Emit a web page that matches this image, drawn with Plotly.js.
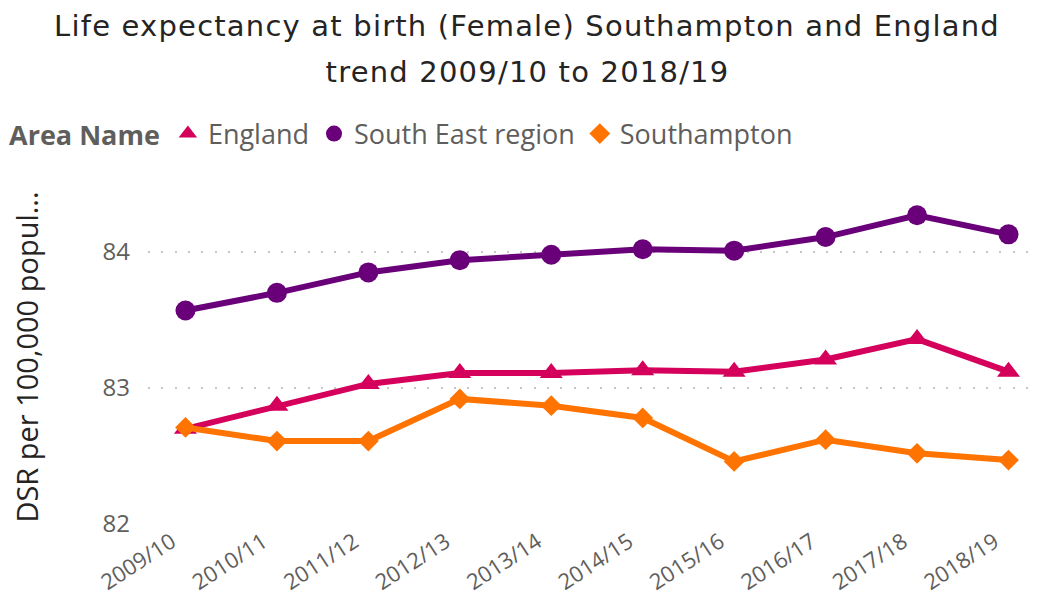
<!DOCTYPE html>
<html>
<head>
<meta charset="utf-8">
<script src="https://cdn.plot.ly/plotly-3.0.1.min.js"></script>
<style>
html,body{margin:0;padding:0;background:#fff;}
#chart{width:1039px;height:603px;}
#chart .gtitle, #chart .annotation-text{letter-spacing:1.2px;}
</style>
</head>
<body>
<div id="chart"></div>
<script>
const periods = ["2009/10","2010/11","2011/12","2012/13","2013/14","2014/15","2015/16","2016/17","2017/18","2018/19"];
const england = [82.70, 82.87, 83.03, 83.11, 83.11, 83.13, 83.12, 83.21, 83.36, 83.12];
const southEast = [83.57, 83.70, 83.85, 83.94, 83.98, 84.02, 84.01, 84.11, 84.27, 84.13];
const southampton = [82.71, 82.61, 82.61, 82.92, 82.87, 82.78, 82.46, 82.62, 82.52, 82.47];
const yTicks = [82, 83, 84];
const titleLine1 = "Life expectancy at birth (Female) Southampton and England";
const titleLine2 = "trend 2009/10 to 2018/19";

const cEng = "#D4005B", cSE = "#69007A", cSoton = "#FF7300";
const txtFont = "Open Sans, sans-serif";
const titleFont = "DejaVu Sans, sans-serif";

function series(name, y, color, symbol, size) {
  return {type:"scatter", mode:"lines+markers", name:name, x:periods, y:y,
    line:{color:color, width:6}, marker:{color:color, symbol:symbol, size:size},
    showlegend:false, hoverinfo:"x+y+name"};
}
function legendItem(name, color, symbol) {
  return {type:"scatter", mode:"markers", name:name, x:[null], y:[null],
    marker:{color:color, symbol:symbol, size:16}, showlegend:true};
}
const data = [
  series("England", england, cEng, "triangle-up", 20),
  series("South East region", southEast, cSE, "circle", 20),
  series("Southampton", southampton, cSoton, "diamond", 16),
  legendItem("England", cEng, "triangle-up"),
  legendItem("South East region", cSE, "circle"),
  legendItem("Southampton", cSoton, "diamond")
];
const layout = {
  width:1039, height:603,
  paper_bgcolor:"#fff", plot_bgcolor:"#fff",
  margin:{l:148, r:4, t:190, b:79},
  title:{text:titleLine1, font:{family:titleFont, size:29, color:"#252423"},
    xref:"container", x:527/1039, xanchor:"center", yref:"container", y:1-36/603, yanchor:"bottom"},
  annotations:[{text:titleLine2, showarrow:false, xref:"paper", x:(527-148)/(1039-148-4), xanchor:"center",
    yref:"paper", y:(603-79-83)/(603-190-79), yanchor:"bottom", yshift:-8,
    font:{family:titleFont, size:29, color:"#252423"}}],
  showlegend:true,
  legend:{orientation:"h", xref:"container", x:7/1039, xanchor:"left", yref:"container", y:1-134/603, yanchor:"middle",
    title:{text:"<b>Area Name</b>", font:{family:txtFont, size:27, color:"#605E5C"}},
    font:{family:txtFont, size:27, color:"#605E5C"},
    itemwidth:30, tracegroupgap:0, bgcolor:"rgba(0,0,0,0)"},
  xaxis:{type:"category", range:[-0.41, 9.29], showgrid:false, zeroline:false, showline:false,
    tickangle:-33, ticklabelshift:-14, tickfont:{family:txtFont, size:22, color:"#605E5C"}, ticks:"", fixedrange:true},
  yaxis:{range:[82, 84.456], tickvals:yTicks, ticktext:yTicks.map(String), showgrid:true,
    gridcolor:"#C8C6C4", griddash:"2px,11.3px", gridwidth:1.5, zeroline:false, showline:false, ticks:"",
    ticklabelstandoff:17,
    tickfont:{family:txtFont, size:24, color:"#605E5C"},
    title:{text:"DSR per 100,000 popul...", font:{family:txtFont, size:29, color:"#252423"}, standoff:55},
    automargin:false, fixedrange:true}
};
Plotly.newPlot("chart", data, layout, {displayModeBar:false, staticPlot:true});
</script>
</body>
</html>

○ ○ ○ ○

### Task goal
Copy the material above in full and exactly, skipping pictures.

### Final answer
Emit a web page that matches this image, drawn with Plotly.js.
<!DOCTYPE html>
<html>
<head>
<meta charset="utf-8">
<script src="https://cdn.plot.ly/plotly-3.0.1.min.js"></script>
<style>
html,body{margin:0;padding:0;background:#fff;}
#chart{width:1039px;height:603px;}
#chart .gtitle, #chart .annotation-text{letter-spacing:1.2px;}
</style>
</head>
<body>
<div id="chart"></div>
<script>
const periods = ["2009/10","2010/11","2011/12","2012/13","2013/14","2014/15","2015/16","2016/17","2017/18","2018/19"];
const england = [82.70, 82.87, 83.03, 83.11, 83.11, 83.13, 83.12, 83.21, 83.36, 83.12];
const southEast = [83.57, 83.70, 83.85, 83.94, 83.98, 84.02, 84.01, 84.11, 84.27, 84.13];
const southampton = [82.71, 82.61, 82.61, 82.92, 82.87, 82.78, 82.46, 82.62, 82.52, 82.47];
const yTicks = [82, 83, 84];
const titleLine1 = "Life expectancy at birth (Female) Southampton and England";
const titleLine2 = "trend 2009/10 to 2018/19";

const cEng = "#D4005B", cSE = "#69007A", cSoton = "#FF7300";
const txtFont = "Open Sans, sans-serif";
const titleFont = "DejaVu Sans, sans-serif";

function series(name, y, color, symbol, size) {
  return {type:"scatter", mode:"lines+markers", name:name, x:periods, y:y,
    line:{color:color, width:6}, marker:{color:color, symbol:symbol, size:size},
    showlegend:false, hoverinfo:"x+y+name"};
}
function legendItem(name, color, symbol) {
  return {type:"scatter", mode:"markers", name:name, x:[null], y:[null],
    marker:{color:color, symbol:symbol, size:16}, showlegend:true};
}
const data = [
  series("England", england, cEng, "triangle-up", 20),
  series("South East region", southEast, cSE, "circle", 20),
  series("Southampton", southampton, cSoton, "diamond", 16),
  legendItem("England", cEng, "triangle-up"),
  legendItem("South East region", cSE, "circle"),
  legendItem("Southampton", cSoton, "diamond")
];
const layout = {
  width:1039, height:603,
  paper_bgcolor:"#fff", plot_bgcolor:"#fff",
  margin:{l:148, r:4, t:190, b:79},
  title:{text:titleLine1, font:{family:titleFont, size:29, color:"#252423"},
    xref:"container", x:527/1039, xanchor:"center", yref:"container", y:1-36/603, yanchor:"bottom"},
  annotations:[{text:titleLine2, showarrow:false, xref:"paper", x:(527-148)/(1039-148-4), xanchor:"center",
    yref:"paper", y:(603-79-83)/(603-190-79), yanchor:"bottom", yshift:-8,
    font:{family:titleFont, size:29, color:"#252423"}}],
  showlegend:true,
  legend:{orientation:"h", xref:"container", x:7/1039, xanchor:"left", yref:"container", y:1-134/603, yanchor:"middle",
    title:{text:"<b>Area Name</b>", font:{family:txtFont, size:27, color:"#605E5C"}},
    font:{family:txtFont, size:27, color:"#605E5C"},
    itemwidth:30, tracegroupgap:0, bgcolor:"rgba(0,0,0,0)"},
  xaxis:{type:"category", range:[-0.41, 9.29], showgrid:false, zeroline:false, showline:false,
    tickangle:-33, ticklabelshift:-14, tickfont:{family:txtFont, size:22, color:"#605E5C"}, ticks:"", fixedrange:true},
  yaxis:{range:[82, 84.456], tickvals:yTicks, ticktext:yTicks.map(String), showgrid:true,
    gridcolor:"#C8C6C4", griddash:"2px,11.3px", gridwidth:1.5, zeroline:false, showline:false, ticks:"",
    ticklabelstandoff:17,
    tickfont:{family:txtFont, size:24, color:"#605E5C"},
    title:{text:"DSR per 100,000 popul...", font:{family:txtFont, size:29, color:"#252423"}, standoff:55},
    automargin:false, fixedrange:true}
};
Plotly.newPlot("chart", data, layout, {displayModeBar:false, staticPlot:true});
</script>
</body>
</html>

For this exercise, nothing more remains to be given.